ECSA is calculated using Eq. (2), whereas the specific capacitance (Cs) is 0.035 mF cm−2 in 0.1 M HClO4 aqueous solution:

$${\mathrm{ECSA}} = \frac{{C_{\mathrm{dl}}}}{{C_{\mathrm{S}} \times m_{\mathrm{catalyst}}}}.$$
(2)

TOF calculation

The TOF was calculated based on the method reported in previous works. This calculation assumes 100% Faradaic efficiency:

$${\mathrm{TOF}} = \frac{{N_{\mathrm{O}_2}}}{{N_{\mathrm{metal}}}},$$
(3)

where \(N_{\mathrm{O}_2}\) is the number of O2 turnovers, calculated using the following formula:

$$N_{\mathrm{O}_2} = \frac{{j (\frac{A}{{\mathrm{cm}}^2}) \times {\mathrm{Scm}}_{\mathrm{oxide}}^2 \times 1\frac{\mathrm{C}}{\mathrm{s}} \times 1\,{\mathrm{mol}}\,{\mathrm{e}}^ - }}{{96,485\;{\mathrm{C}} \times 4e^ - }} \times N_{\mathrm{A}},$$
(4)

where j is the measured current density, A is the surface area of electrode, and NA is Avogadro constant (6.02 × 1023 mol−1).
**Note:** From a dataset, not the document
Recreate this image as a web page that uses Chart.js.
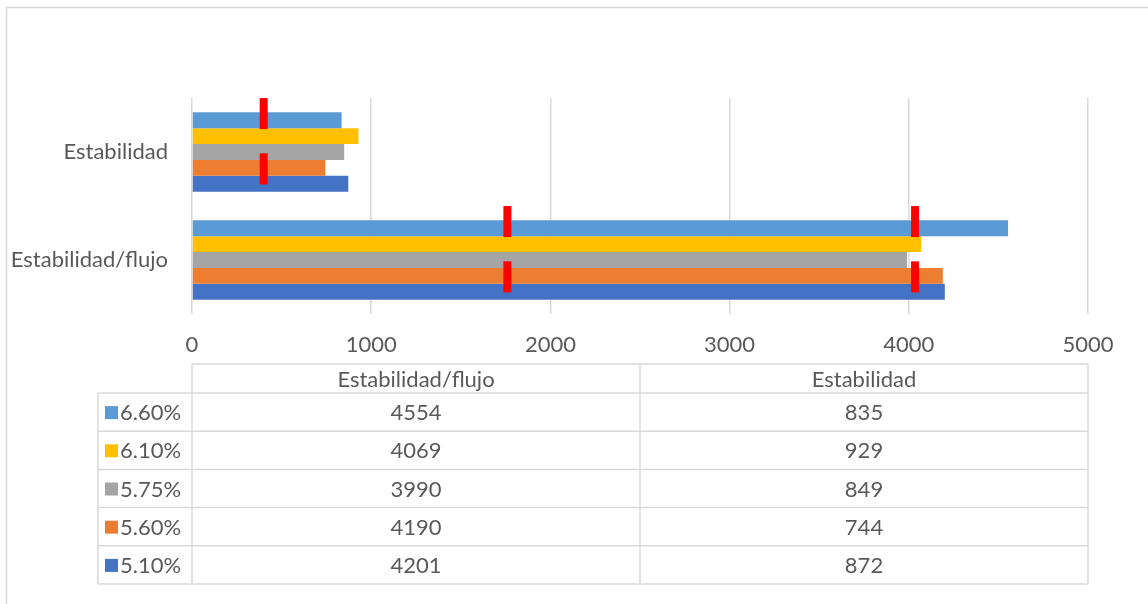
<!DOCTYPE html>
<html><head><meta charset="utf-8">
<script src="https://cdn.jsdelivr.net/npm/chart.js@4.4.0/dist/chart.umd.min.js"></script>
<style>html,body{margin:0;padding:0;background:#fff;}#wrap{position:relative;width:1148px;height:604px;}</style>
</head><body><div id="wrap"><canvas id="c" width="1148" height="604"></canvas></div>
<script>
const categories = ['Estabilidad/flujo', 'Estabilidad'];
const seriesLabels = ['6.60%', '6.10%', '5.75%', '5.60%', '5.10%'];
const s660 = [4554, 835];
const s610 = [4069, 929];
const s575 = [3990, 849];
const s560 = [4190, 744];
const s510 = [4201, 872];
const seriesColors = ['#5B9BD5', '#FFC000', '#A5A5A5', '#ED7D31', '#4472C4'];
const limitsFlujo = [1760, 4035];
const limitsEstabilidad = [400];
const xMin = 0, xMax = 5000, xStep = 1000;

const seriesValues = [s660, s610, s575, s560, s510];
const limitsByCategory = [limitsFlujo, limitsEstabilidad];

const FONT = 'Lato';
const FSIZE = 22;
const TXT = '#595959';
const LINE = '#d9d9d9';

const datasets = seriesLabels.map((l, i) => ({
  label: l, data: seriesValues[i], backgroundColor: seriesColors[i],
  borderWidth: 0, barPercentage: 1, categoryPercentage: 0.736
}));

const framePlugin = {
  id: 'frame',
  beforeDraw(chart) {
    const ctx = chart.ctx;
    ctx.save();
    ctx.fillStyle = '#fff';
    ctx.fillRect(0, 0, chart.width, chart.height);
    ctx.strokeStyle = LINE; ctx.lineWidth = 1.5;
    ctx.strokeRect(6.5, 7.5, chart.width + 10, chart.height + 10);
    ctx.restore();
  }
};

const markerPlugin = {
  id: 'markers',
  afterDatasetsDraw(chart) {
    const ctx = chart.ctx, x = chart.scales.x;
    const metaTop = chart.getDatasetMeta(0);
    ctx.save();
    ctx.fillStyle = '#FF0000';
    limitsByCategory.forEach((vals, ci) => {
      const el = metaTop.data[ci];
      const bh = el.height;
      const top = el.y - bh / 2;
      const centers = [top + 0.08 * bh, top + 3.56 * bh];
      vals.forEach(v => {
        const px = x.getPixelForValue(v);
        centers.forEach(cy => ctx.fillRect(px - 4, cy - 15.5, 8, 31));
      });
    });
    ctx.restore();
  }
};

const tablePlugin = {
  id: 'datatable',
  afterDraw(chart) {
    const ctx = chart.ctx, ca = chart.chartArea;
    const left = ca.left, right = ca.right;
    const colW = (right - left) / categories.length;
    const tTop = 364, headH = 29, rowH = 38.2, legLeft = 98;
    const bodyTop = tTop + headH;
    const bottom = bodyTop + rowH * seriesLabels.length;
    ctx.save();
    ctx.strokeStyle = LINE; ctx.lineWidth = 1.5;
    ctx.beginPath();
    ctx.moveTo(left, tTop); ctx.lineTo(right, tTop);
    for (let r = 0; r <= seriesLabels.length; r++) {
      const y = bodyTop + r * rowH;
      ctx.moveTo(legLeft, y); ctx.lineTo(right, y);
    }
    for (let c = 0; c <= categories.length; c++) {
      const xx = left + c * colW;
      ctx.moveTo(xx, tTop); ctx.lineTo(xx, bottom);
    }
    ctx.moveTo(legLeft, bodyTop); ctx.lineTo(legLeft, bottom);
    ctx.stroke();

    ctx.fillStyle = TXT;
    ctx.font = FSIZE + 'px ' + FONT;
    ctx.textAlign = 'center'; ctx.textBaseline = 'middle';
    categories.forEach((c, ci) => ctx.fillText(c, left + (ci + 0.5) * colW, tTop + headH / 2 + 1));
    seriesLabels.forEach((s, si) => {
      const cy = bodyTop + (si + 0.5) * rowH + 1;
      categories.forEach((c, ci) => {
        ctx.fillStyle = TXT; ctx.textAlign = 'center';
        ctx.fillText(String(seriesValues[si][ci]), left + (ci + 0.5) * colW, cy);
      });
      ctx.fillStyle = seriesColors[si];
      ctx.fillRect(105, cy - 7, 13, 13);
      ctx.fillStyle = TXT; ctx.textAlign = 'left';
      ctx.fillText(s, 120, cy);
    });
    ctx.restore();
  }
};

new Chart(document.getElementById('c'), {
  type: 'bar',
  data: { labels: categories, datasets },
  options: {
    indexAxis: 'y',
    responsive: false,
    animation: false,
    layout: { padding: { top: 98, right: 60, left: 0, bottom: 0 } },
    plugins: { legend: { display: false }, tooltip: { enabled: false } },
    scales: {
      x: {
        min: xMin, max: xMax,
        ticks: { stepSize: xStep, color: TXT, font: { family: FONT, size: FSIZE }, padding: 18,
                 callback: v => String(v) },
        grid: { color: LINE, lineWidth: 1.5, drawTicks: false },
        border: { display: false },
        afterFit(s) { s.height = 290; }
      },
      y: {
        reverse: true,
        ticks: { color: TXT, font: { family: FONT, size: FSIZE }, padding: 24 },
        grid: { display: false, drawTicks: false },
        border: { display: false },
        afterFit(s) { s.width = 192; }
      }
    }
  },
  plugins: [framePlugin, markerPlugin, tablePlugin]
});
</script></body></html>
The number of metal sites (Nmetal) is only calculated the metal (Ir or Ru) number sites in tested catalyst.

In situ XAFS measurements

Electrochemical measurements were conducted on a computer-controlled electrochemical analyzer (Supplementary Fig. 32). Catalyst-modified carbon paper was used as the WE, Pt wire as the counter electrode (CE) and Ag/AgCl electrode as the reference electrode (RE). In situ XAFS was used to probe the valence state and coordination environment for amorphous Ir NSs during OER process. The dilute catalyst slurry (50 μl ink) was evently distributed on the carbon paper (3 cm × 3 cm).
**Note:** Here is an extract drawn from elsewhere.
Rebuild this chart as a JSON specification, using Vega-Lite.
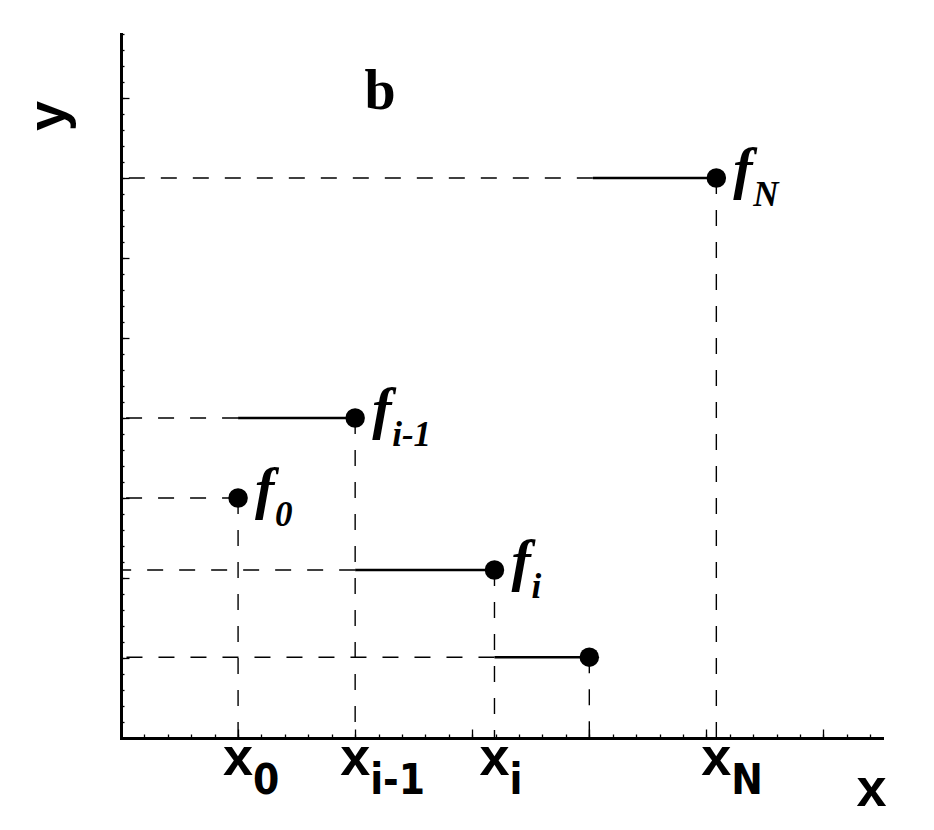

Collection and analysis of RDF

The microstructure and SAED of the samples were investigated by double Cs-corrected JEOL JEM-ARM200CF scanning TEM that was operated at 200 kV. The conversion of SAED pattern (Fig. 2c and Supplementary Fig. 22) into the radial distribution function g(r) was conducted using the freely available PASAD-tools package for the GATAN Digital micrograph software.